Marines

Photo Information

Brig. Gen. J.D. Alford, commanding general, Marine Corps Warfighting Laboratory/Futures Directorate, talks with Science Fiction Writer's Workshop participants Feb. 4.

Photo by Kyle Olson

Narrative of the future developed at Science Fiction Futures workshop

11 Feb 2016 | Adele Uphaus-Conner Marine Corps Base Quantico

The Marine Corps of 2035 will fight in megacities in Southeast Asia and the Pacific, deploying from an arid United States that has retreated to a defensive posture and directs little funding to the military.

The enemies of the future will be internal terrorists from both the extreme right and left, international mega-corporations that control the desalination of water, the Chinese mafia, and other established states with stable governments protecting their interests.

The weapons and equipment of the future will be autonomous robots, miniature electromagnetic pulse weapons, powered exosuits, and a proliferation of area denial weapons that limit access to trade routes.

But while the future Marines will be fighting in a different place, against a different enemy, and with different technology than they do now, they’ll still have a “boots on the ground” element and will still have to be flexible and think outside the box. And even in 2035, they’ll probably still be using masks from 2022.

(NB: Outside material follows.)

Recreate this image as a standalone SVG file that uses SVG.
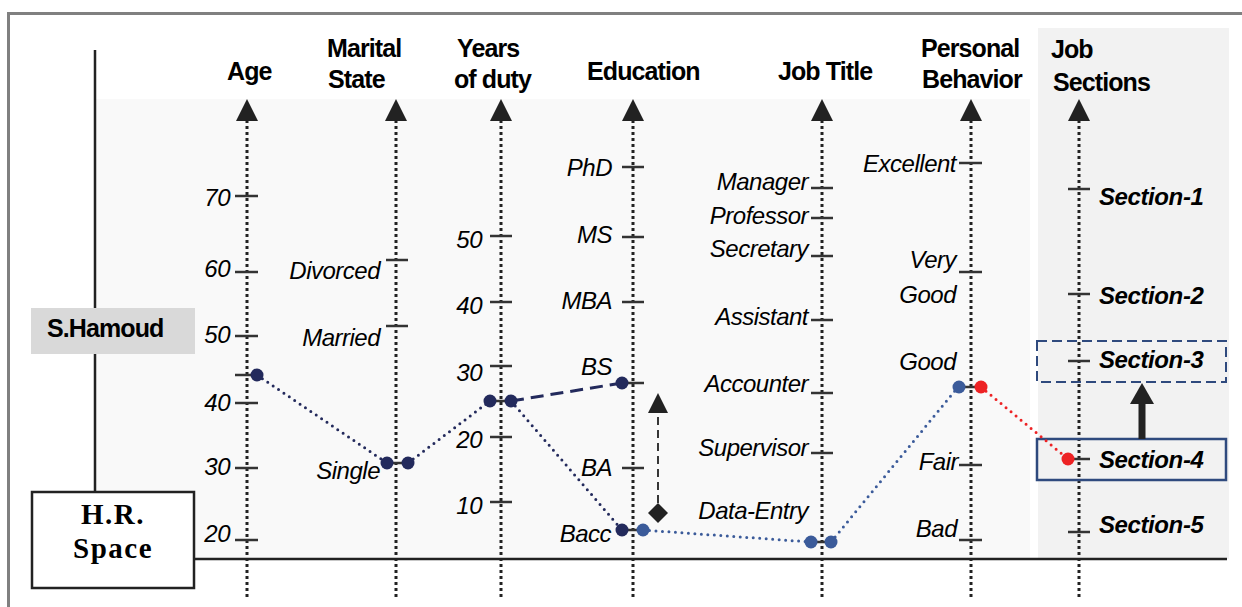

These scenarios and vignettes came out of a Science Fiction Futures Workshop hosted Feb. 3 by the Marine Corps Warfighting Lab (MCWL) and the Atlantic Council’s Art of Future Warfare Project. The workshop brought together three successful writers of Science Fiction — Max Brooks, author of World War Z; August Cole, author of Ghost Fleet; and Charles E. Gannon, author of Fire with Fire and Trial by Fire — and 18 service members with demonstrated writing skills.

“Many organizations that do futures work have science fiction writers on their staff, but, to my knowledge, we are the first service to hold a collaborative workshop like this with professional authors and uniformed service member writers,” said Lt. Col. Patrick Kirchner, strategic foresight analyst for MCWL’s Futures Assessment Division.

Twelve Marines — three officers, three staff noncommissioned officers, three NCOs, and three lance corporals — were chosen for the workshop along with four sailors and one Coast Guardsman. They were selected from 72 applications.

The group was tasked with coming up with a series of short stories, based on future environments described in the 2015 Marine Corps Security Environment Forecast (MCESF), that will be published in a supplement to the MCESF this summer.

“The stories developed in the workshop, and ultimately published in the MCSEF supplement, will be used to create scenarios which will inform future concept development, wargames, experimentation, and force structure decisions,” Kirchner said.

The workshop was divided into three groups, each led by one of the published authors. One group, steered by Gannon, imagined the baseline — what the world might be like in 2030-2045. The others outlined stories based on two specified environments.

Kirchner said the workshop was “an unmitigated success.”

“The writers were excited to be here and have a once-in-a-lifetime opportunity to sit down and collaborate with some pretty notable authors of the genre,” he said.